### Code that draws figures
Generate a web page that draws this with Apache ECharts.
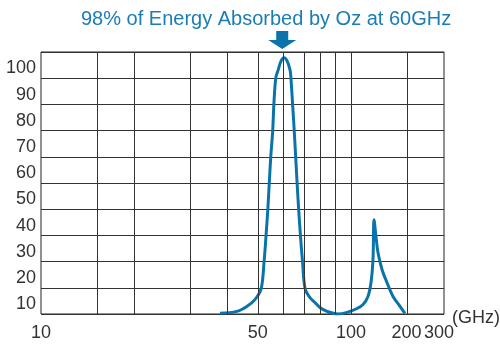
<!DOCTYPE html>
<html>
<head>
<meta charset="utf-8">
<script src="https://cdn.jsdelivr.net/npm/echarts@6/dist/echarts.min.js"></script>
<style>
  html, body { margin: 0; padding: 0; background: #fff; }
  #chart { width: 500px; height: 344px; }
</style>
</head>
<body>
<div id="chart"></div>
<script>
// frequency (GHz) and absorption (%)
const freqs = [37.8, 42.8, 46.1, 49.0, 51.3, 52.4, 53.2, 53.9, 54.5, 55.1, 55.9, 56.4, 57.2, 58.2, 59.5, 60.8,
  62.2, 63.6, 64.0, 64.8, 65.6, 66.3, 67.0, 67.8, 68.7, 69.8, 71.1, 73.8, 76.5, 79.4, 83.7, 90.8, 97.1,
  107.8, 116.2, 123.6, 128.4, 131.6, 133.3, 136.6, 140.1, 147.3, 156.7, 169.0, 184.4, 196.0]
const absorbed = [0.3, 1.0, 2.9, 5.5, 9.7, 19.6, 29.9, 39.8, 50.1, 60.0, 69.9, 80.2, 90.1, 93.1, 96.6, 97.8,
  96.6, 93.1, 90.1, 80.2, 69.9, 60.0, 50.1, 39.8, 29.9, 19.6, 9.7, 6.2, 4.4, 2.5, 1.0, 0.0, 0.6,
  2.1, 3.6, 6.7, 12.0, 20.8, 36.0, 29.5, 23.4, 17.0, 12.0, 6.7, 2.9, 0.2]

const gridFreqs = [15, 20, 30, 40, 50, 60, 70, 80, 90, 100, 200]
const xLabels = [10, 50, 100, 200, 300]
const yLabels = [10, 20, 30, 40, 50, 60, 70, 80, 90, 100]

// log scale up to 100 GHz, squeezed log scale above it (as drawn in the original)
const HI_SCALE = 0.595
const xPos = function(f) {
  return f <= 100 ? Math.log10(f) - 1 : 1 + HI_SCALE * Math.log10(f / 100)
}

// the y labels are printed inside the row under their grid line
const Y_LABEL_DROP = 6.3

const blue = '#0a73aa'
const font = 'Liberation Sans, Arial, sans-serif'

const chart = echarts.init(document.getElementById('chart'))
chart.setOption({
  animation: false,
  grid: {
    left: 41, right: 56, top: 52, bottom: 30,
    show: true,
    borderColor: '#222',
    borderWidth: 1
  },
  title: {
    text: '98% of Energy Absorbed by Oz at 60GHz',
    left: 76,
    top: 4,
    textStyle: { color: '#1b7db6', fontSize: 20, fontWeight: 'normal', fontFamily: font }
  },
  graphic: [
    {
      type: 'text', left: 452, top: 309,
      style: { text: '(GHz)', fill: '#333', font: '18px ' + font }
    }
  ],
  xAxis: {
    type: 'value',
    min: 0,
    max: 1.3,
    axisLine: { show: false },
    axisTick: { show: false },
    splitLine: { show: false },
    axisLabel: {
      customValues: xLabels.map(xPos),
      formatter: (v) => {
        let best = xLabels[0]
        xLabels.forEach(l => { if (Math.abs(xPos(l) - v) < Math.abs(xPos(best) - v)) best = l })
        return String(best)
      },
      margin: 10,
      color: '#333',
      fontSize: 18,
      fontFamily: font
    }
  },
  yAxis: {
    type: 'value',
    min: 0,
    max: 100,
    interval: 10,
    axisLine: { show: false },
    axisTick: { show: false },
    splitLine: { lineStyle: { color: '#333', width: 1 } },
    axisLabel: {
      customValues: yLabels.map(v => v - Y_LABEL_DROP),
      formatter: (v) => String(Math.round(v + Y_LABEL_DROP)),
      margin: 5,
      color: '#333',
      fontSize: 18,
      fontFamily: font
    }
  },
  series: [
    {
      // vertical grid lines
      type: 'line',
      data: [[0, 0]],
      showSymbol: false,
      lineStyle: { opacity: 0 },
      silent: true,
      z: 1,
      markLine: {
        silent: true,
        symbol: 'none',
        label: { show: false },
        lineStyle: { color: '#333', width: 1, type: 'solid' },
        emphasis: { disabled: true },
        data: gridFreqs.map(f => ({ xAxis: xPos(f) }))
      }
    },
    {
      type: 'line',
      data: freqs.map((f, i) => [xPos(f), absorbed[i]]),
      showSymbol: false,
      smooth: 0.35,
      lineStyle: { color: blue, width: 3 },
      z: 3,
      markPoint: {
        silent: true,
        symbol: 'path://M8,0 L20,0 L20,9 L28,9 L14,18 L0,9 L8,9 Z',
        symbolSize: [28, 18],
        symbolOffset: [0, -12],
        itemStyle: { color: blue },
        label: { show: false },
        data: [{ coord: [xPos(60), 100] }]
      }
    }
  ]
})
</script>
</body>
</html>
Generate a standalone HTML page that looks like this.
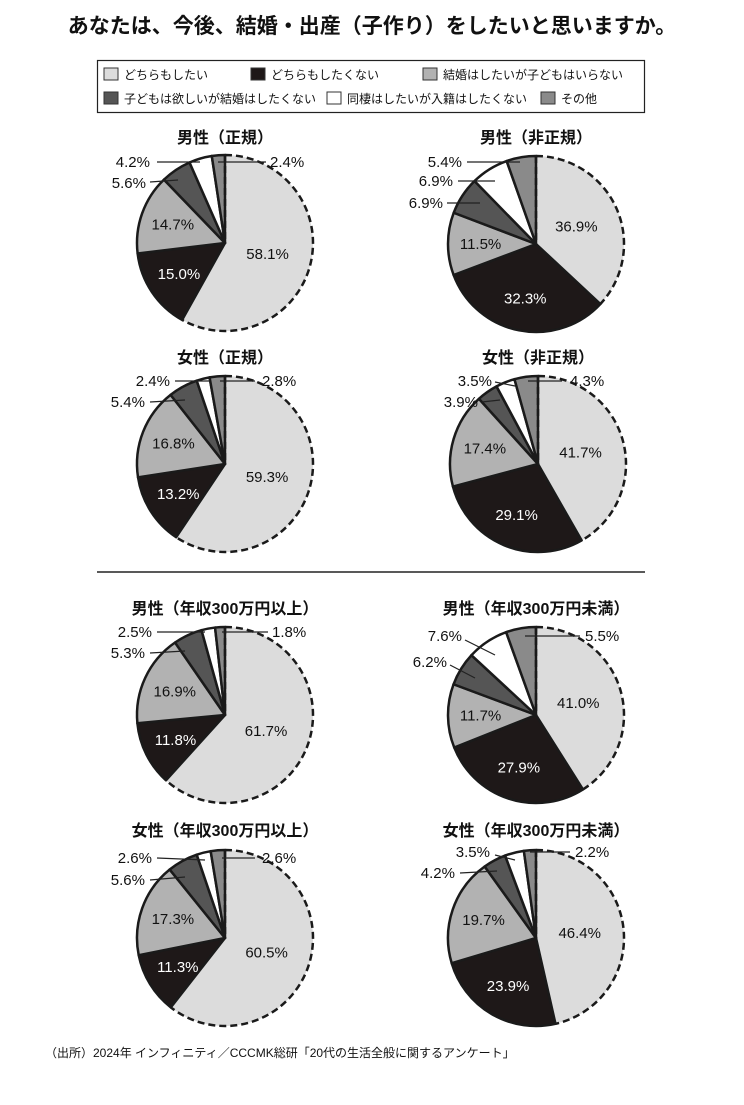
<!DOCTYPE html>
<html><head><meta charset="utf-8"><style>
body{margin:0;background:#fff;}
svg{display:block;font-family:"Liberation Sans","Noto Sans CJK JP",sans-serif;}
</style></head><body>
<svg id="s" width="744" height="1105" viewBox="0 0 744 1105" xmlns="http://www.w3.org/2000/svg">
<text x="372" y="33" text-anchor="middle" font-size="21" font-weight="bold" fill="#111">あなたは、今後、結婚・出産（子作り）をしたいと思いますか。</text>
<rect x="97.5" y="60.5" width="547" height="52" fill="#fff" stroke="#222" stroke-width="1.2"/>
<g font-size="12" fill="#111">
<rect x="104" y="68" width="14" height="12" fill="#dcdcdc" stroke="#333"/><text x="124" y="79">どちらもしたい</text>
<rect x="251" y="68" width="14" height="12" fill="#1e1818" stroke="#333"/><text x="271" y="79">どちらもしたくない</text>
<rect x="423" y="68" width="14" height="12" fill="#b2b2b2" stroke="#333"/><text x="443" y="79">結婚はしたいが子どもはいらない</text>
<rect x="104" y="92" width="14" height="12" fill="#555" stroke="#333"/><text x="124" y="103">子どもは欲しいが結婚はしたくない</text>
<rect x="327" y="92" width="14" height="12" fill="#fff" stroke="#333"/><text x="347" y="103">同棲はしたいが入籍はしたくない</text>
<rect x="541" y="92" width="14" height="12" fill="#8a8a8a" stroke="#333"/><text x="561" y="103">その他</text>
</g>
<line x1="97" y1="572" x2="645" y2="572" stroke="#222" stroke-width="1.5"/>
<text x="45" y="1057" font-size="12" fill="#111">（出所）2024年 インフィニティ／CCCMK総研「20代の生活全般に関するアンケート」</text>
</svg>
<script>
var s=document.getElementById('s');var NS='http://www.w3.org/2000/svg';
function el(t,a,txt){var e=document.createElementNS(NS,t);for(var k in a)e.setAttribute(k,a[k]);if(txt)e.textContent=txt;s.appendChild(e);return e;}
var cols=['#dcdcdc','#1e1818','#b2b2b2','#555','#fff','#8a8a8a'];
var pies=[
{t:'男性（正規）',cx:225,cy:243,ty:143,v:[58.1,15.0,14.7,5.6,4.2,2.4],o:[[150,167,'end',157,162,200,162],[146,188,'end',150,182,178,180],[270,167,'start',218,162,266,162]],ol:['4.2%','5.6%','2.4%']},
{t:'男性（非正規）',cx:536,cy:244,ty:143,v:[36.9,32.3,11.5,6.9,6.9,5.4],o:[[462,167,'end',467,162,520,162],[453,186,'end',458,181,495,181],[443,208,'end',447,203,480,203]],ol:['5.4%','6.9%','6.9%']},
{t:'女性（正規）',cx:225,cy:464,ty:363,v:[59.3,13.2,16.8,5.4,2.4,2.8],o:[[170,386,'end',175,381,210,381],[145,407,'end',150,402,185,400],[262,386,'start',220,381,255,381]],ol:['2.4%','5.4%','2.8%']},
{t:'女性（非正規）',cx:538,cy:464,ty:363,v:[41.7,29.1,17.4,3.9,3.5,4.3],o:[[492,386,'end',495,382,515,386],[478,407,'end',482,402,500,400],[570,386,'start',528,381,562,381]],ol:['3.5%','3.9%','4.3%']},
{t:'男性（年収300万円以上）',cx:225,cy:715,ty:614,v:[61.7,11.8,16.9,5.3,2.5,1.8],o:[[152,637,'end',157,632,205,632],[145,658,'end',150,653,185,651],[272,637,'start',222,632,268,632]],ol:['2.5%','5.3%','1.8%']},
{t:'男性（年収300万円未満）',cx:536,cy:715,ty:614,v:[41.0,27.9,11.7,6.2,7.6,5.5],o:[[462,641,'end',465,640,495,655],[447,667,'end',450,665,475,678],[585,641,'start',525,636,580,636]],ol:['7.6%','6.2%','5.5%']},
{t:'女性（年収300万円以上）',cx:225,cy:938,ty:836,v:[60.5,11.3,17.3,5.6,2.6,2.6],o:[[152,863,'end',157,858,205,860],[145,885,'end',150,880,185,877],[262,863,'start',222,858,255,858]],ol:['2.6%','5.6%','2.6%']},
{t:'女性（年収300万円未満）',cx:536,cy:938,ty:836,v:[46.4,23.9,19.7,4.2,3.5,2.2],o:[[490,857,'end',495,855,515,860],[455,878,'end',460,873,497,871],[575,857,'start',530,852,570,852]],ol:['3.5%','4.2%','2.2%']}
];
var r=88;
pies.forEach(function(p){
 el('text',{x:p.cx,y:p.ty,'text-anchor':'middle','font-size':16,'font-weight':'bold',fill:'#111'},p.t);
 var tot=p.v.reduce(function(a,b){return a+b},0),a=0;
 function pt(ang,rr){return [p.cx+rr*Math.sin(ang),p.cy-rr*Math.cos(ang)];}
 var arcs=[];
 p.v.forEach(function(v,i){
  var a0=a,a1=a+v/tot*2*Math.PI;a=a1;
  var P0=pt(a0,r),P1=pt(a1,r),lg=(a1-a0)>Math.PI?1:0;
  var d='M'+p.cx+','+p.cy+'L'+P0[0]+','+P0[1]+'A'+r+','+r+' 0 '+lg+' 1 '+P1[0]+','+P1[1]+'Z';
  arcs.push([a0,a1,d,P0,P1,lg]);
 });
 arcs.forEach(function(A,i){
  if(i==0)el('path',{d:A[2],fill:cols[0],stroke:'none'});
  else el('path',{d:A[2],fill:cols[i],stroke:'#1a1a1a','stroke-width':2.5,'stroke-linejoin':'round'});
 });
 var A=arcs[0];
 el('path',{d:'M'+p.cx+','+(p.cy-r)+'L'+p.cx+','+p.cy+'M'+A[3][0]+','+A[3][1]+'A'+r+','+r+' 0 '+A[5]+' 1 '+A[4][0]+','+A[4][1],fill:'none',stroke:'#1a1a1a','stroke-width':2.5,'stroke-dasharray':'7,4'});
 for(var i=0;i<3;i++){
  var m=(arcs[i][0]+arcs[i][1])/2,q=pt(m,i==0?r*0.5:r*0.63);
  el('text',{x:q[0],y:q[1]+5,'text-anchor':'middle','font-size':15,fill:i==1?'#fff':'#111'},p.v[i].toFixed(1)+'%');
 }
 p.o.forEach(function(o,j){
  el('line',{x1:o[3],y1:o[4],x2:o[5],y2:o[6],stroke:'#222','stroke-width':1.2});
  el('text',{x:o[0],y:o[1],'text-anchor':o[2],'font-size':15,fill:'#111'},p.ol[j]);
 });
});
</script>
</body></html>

### PROBLEM DESCRIPTION
Reproduce the records above from their first line to the line bearing "const font = 'Liberation", both ends included, leaving every picture out.

### ANSWER TO THIS EXERCISE
Generate a web page that draws this with Apache ECharts.
<!DOCTYPE html>
<html>
<head>
<meta charset="utf-8">
<script src="https://cdn.jsdelivr.net/npm/echarts@6/dist/echarts.min.js"></script>
<style>
  html, body { margin: 0; padding: 0; background: #fff; }
  #chart { width: 500px; height: 344px; }
</style>
</head>
<body>
<div id="chart"></div>
<script>
// frequency (GHz) and absorption (%)
const freqs = [37.8, 42.8, 46.1, 49.0, 51.3, 52.4, 53.2, 53.9, 54.5, 55.1, 55.9, 56.4, 57.2, 58.2, 59.5, 60.8,
  62.2, 63.6, 64.0, 64.8, 65.6, 66.3, 67.0, 67.8, 68.7, 69.8, 71.1, 73.8, 76.5, 79.4, 83.7, 90.8, 97.1,
  107.8, 116.2, 123.6, 128.4, 131.6, 133.3, 136.6, 140.1, 147.3, 156.7, 169.0, 184.4, 196.0]
const absorbed = [0.3, 1.0, 2.9, 5.5, 9.7, 19.6, 29.9, 39.8, 50.1, 60.0, 69.9, 80.2, 90.1, 93.1, 96.6, 97.8,
  96.6, 93.1, 90.1, 80.2, 69.9, 60.0, 50.1, 39.8, 29.9, 19.6, 9.7, 6.2, 4.4, 2.5, 1.0, 0.0, 0.6,
  2.1, 3.6, 6.7, 12.0, 20.8, 36.0, 29.5, 23.4, 17.0, 12.0, 6.7, 2.9, 0.2]

const gridFreqs = [15, 20, 30, 40, 50, 60, 70, 80, 90, 100, 200]
const xLabels = [10, 50, 100, 200, 300]
const yLabels = [10, 20, 30, 40, 50, 60, 70, 80, 90, 100]

// log scale up to 100 GHz, squeezed log scale above it (as drawn in the original)
const HI_SCALE = 0.595
const xPos = function(f) {
  return f <= 100 ? Math.log10(f) - 1 : 1 + HI_SCALE * Math.log10(f / 100)
}

// the y labels are printed inside the row under their grid line
const Y_LABEL_DROP = 6.3

const blue = '#0a73aa'
const font = 'Liberation Sans, Arial, sans-serif'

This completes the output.